Real numbers/1 over 3/Sequence of decimal expansions/Example

We consider the sequence

${\displaystyle {}x_{n}=0.33\ldots 33\,,}$

with exactly ${\displaystyle {}n}$ digits after the point. We claim that this sequence converges to ${\displaystyle {}1/3}$. For this, we have to determine ${\displaystyle {}\vert {0,33\ldots 33-{\frac {1}{3}}}\vert }$, and before we can do this, we have to recall the meaning of a decimal expansion.

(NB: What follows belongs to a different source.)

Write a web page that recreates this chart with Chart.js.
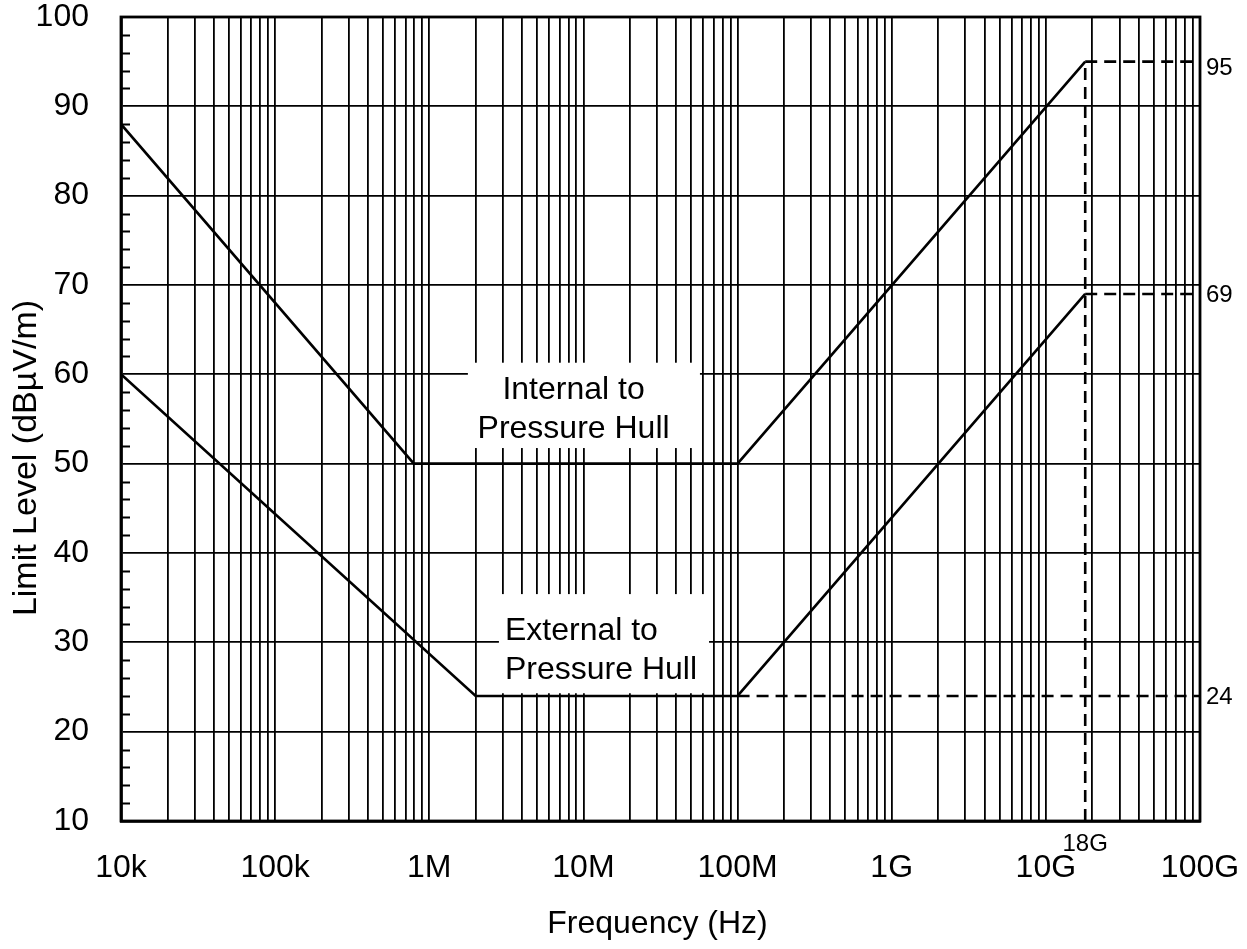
<!DOCTYPE html>
<html>
<head>
<meta charset="utf-8">
<script src="https://cdn.jsdelivr.net/npm/chart.js@4.4.1/dist/chart.umd.min.js"></script>
<style>
html, body { margin: 0; padding: 0; background: #fff; }
#wrap { width: 1247px; height: 949px; }
</style>
</head>
<body>
<div id="wrap"><canvas id="chart" width="1247" height="949"></canvas></div>
<script>
const FONT = "'Liberation Sans', Arial, Helvetica, sans-serif";

// x axis (log): decades, their labels, and the minor grid multipliers
const xDecades = [1e4, 1e5, 1e6, 1e7, 1e8, 1e9, 1e10, 1e11];
const xDecadeLabels = ['10k', '100k', '1M', '10M', '100M', '1G', '10G', '100G'];
const xMultipliers = [1, 2, 3, 4, 5, 6, 7, 8, 9];

// y axis
const yMajorTicks = [10, 20, 30, 40, 50, 60, 70, 80, 90, 100];
const yMinorTicks = [12, 14, 16, 18, 22, 24, 26, 28, 32, 34, 36, 38, 42, 44, 46, 48,
  52, 54, 56, 58, 62, 64, 66, 68, 72, 74, 76, 78, 82, 84, 86, 88, 92, 94, 96, 98];

// limit curves
const internalFreq = [1e4, 7.94e5, 1e8, 1.8e10];
const internalLevel = [88, 50, 50, 95];
const externalFreq = [1e4, 2e6, 1e8, 1.8e10];
const externalLevel = [60, 24, 24, 69];

// dashed reference lines
const ref95Freq = [1.8e10, 1e11];
const ref95Level = [95, 95];
const ref69Freq = [1.8e10, 1e11];
const ref69Level = [69, 69];
const ref24Freq = [1e8, 1e11];
const ref24Level = [24, 24];
const ref18GFreq = [1.8e10, 1.8e10];
const ref18GLevel = [10, 95];

// labels at the right edge and under the axis
const rightLabels = [95, 69, 24];
const markFreq = 1.8e10;
const markLabel = '18G';

const zip = (xs, ys) => xs.map((x, i) => ({ x, y: ys[i] }));

const solid = (data) => ({
  data, borderColor: '#000', borderWidth: 2.6, pointRadius: 0, showLine: true, fill: false
});
const dashed = (data) => ({
  data, borderColor: '#000', borderWidth: 2.6, borderDash: [12, 7], pointRadius: 0, showLine: true, fill: false
});

const annotations = {
  id: 'annotations',
  beforeDatasetsDraw(chart) {
    const { ctx, scales: { x, y } } = chart;
    ctx.save();
    // white boxes behind the curve names
    ctx.fillStyle = '#fff';
    const box = (f1, f2, l1, l2) => {
      const x1 = x.getPixelForValue(f1), x2 = x.getPixelForValue(f2);
      const y1 = y.getPixelForValue(l1), y2 = y.getPixelForValue(l2);
      ctx.fillRect(x1, y1, x2 - x1, y2 - y1);
    };
    box(1.78e6, 5.7e7, 61.3, 51.75);
    box(2.83e6, 6.53e7, 35.4, 24.3);

    ctx.fillStyle = '#000';
    ctx.font = '32px ' + FONT;
    ctx.textBaseline = 'alphabetic';
    ctx.textAlign = 'center';
    const cx = x.getPixelForValue(8.63e6);
    ctx.fillText('Internal to', cx, y.getPixelForValue(58.5) + 11.5);
    ctx.fillText('Pressure Hull', cx, y.getPixelForValue(54.2) + 11.5);
    ctx.textAlign = 'left';
    const lx = x.getPixelForValue(3.19e6) - 2;
    ctx.fillText('External to', lx, y.getPixelForValue(31.5) + 11.5);
    ctx.fillText('Pressure Hull', lx, y.getPixelForValue(27.2) + 11.5);
    ctx.restore();
  },
  afterDraw(chart) {
    const { ctx, chartArea: a, scales: { x, y } } = chart;
    ctx.save();
    // outer frame
    ctx.strokeStyle = '#000';
    ctx.lineWidth = 2.8;
    ctx.strokeRect(a.left, a.top, a.right - a.left, a.bottom - a.top);
    // inward minor ticks on the left axis
    ctx.lineWidth = 1.8;
    ctx.beginPath();
    yMinorTicks.forEach(v => {
      const py = Math.round(y.getPixelForValue(v)) + 0.5;
      ctx.moveTo(a.left, py);
      ctx.lineTo(a.left + 9, py);
    });
    ctx.stroke();
    // values at right edge
    ctx.fillStyle = '#000';
    ctx.font = '24px ' + FONT;
    ctx.textAlign = 'left';
    ctx.textBaseline = 'alphabetic';
    rightLabels.forEach(v => {
      const off = v === 95 ? 5 : 0;
      ctx.fillText(String(v), a.right + 6, y.getPixelForValue(v) + off + 8.5);
    });
    ctx.textAlign = 'center';
    ctx.fillText(markLabel, x.getPixelForValue(markFreq), a.bottom + 30);
    // axis titles
    ctx.font = '32px ' + FONT;
    ctx.fillText('Frequency (Hz)', (a.left + a.right) / 2 - 3, 933);
    ctx.font = '34px ' + FONT;
    ctx.translate(36, 458);
    ctx.rotate(-Math.PI / 2);
    ctx.fillText('Limit Level (dB\u00B5V/m)', 0, 0);
    ctx.restore();
  }
};

new Chart(document.getElementById('chart'), {
  type: 'scatter',
  data: {
    datasets: [
      solid(zip(internalFreq, internalLevel)),
      solid(zip(externalFreq, externalLevel)),
      dashed(zip(ref95Freq, ref95Level)),
      dashed(zip(ref69Freq, ref69Level)),
      dashed(zip(ref24Freq, ref24Level)),
      dashed(zip(ref18GFreq, ref18GLevel))
    ]
  },
  options: {
    responsive: false,
    animation: false,
    layout: { padding: { left: 0, right: 47, top: 17, bottom: 0 } },
    plugins: { legend: { display: false }, tooltip: { enabled: false } },
    scales: {
      x: {
        type: 'logarithmic',
        min: 1e4,
        max: 1e11,
        afterFit: (s) => { s.height = 128; s.paddingLeft = 0; s.paddingRight = 0; },
        afterBuildTicks: (s) => {
          const ticks = [];
          xDecades.forEach(d => xMultipliers.forEach(m => {
            const v = d * m;
            if (v <= 1e11) ticks.push({ value: v });
          }));
          s.ticks = ticks;
        },
        ticks: {
          autoSkip: false,
          maxRotation: 0,
          padding: 28,
          color: '#000',
          font: { family: FONT, size: 32 },
          callback: (v) => {
            const i = xDecades.findIndex(d => Math.abs(d - v) / d < 1e-9);
            return i >= 0 ? xDecadeLabels[i] : '';
          }
        },
        grid: { color: '#000', lineWidth: 1.8, drawTicks: false },
        border: { display: true, color: '#000', width: 2.8 }
      },
      y: {
        min: 10,
        max: 100,
        afterFit: (s) => { s.width = 121; s.paddingTop = 0; s.paddingBottom = 0; },
        afterBuildTicks: (s) => { s.ticks = yMajorTicks.map(v => ({ value: v })); },
        ticks: {
          padding: 32,
          color: '#000',
          font: { family: FONT, size: 32 }
        },
        grid: { color: '#000', lineWidth: 1.8, drawTicks: false },
        border: { display: true, color: '#000', width: 2.8 }
      }
    }
  },
  plugins: [annotations]
});
</script>
</body>
</html>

We have

${\displaystyle {}x_{n}=0.33\ldots 33={\frac {33\ldots 33}{10^{n}}}={\frac {\sum _{j=0}^{n-1}3\cdot 10^{j}}{10^{n}}}\,,}$

and therefore

${\displaystyle {}{\begin{aligned}\vert {0,33\ldots 33-{\frac {1}{3}}}\vert &=\vert {{\frac {\sum _{j=0}^{n-1}3\cdot 10^{j}}{10^{n}}}-{\frac {1}{3}}}\vert \\&=\vert {\frac {3\cdot {\left(\sum _{j=0}^{n-1}3\cdot 10^{j}\right)}-10^{n}}{3\cdot 10^{n}}}\vert \\&=\vert {\frac {{\left(\sum _{j=0}^{n-1}9\cdot 10^{j}\right)}-10^{n}}{3\cdot 10^{n}}}\vert \\&=\vert {\frac {-1}{3\cdot 10^{n}}}\vert \\&={\frac {1}{3\cdot 10^{n}}}.\end{aligned}}}$

If now a positive ${\displaystyle {}\epsilon }$ is given, then for ${\displaystyle {}n}$ sufficiently large, this last term is ${\displaystyle {}\leq \epsilon }$.